Une question se pose également à l’observateur italien. Nous avons vu avec quelle rapidité Giorgia Meloni a compris et assimilé la contrainte européenne. Elle a certainement joué d’une bonne dose de réalisme pour évaluer les forces en présence et aussi de la tradition italienne qui consiste à considérer l’atlantisme et l’européanisme comme les deux piliers indissociables de la politique étrangère. Que se passerait-il plutôt en cas de victoire de Le Pen ? Ne serait-on pas tenté de revendiquer une situation exceptionnelle et de penser que la France peut franchir impunément des lignes rouges interdites à d’autres ? Ma prédiction est que la réaction de l’Europe serait de rejeter le compromis. Personne, surtout en Europe du Nord, ne comprendrait pourquoi nous avons accepté de payer avec le Brexit le prix de la préservation du principe de la suprématie du droit européen, pour céder maintenant à Paris et nous mettre sur la voie d’une probable dissolution de l’Union. Même si ma prédiction était exacte, il est néanmoins possible que le processus visant à ramener la France à la raison prenne du temps, et qu’entre-temps, de très graves ennuis s’ensuivent.
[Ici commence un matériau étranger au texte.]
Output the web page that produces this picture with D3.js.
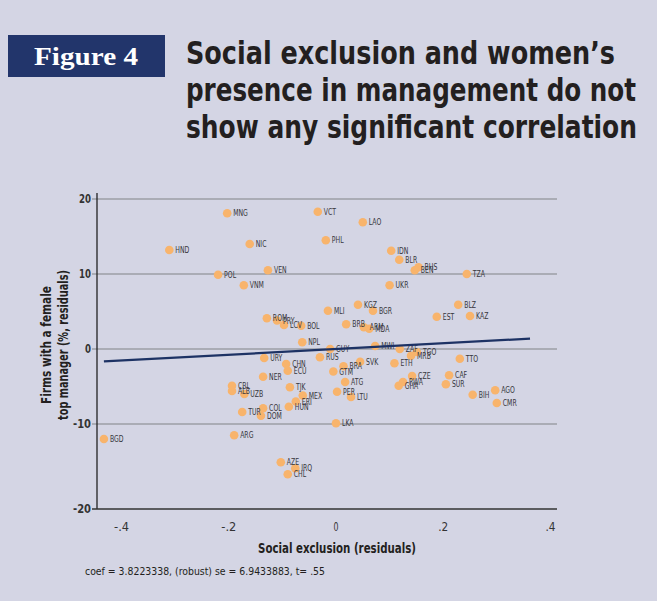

Si le jeu de Giorgia Meloni est encore incertain, celui de Marine Le Pen est entièrement spéculatif. Il n’en reste pas moins que, même si l’intégration européenne accroît les interactions politiques, culturelles et sociales entre les pays, la dynamique réelle sera toujours principalement déterminée par des facteurs propres à chacun. Enfin, tout observateur avisé doit compter avec un élément impondérable et souvent sous-estimé : le « facteur S », la bêtise humaine, dont on sait qu’elle est un moteur majeur de l’histoire.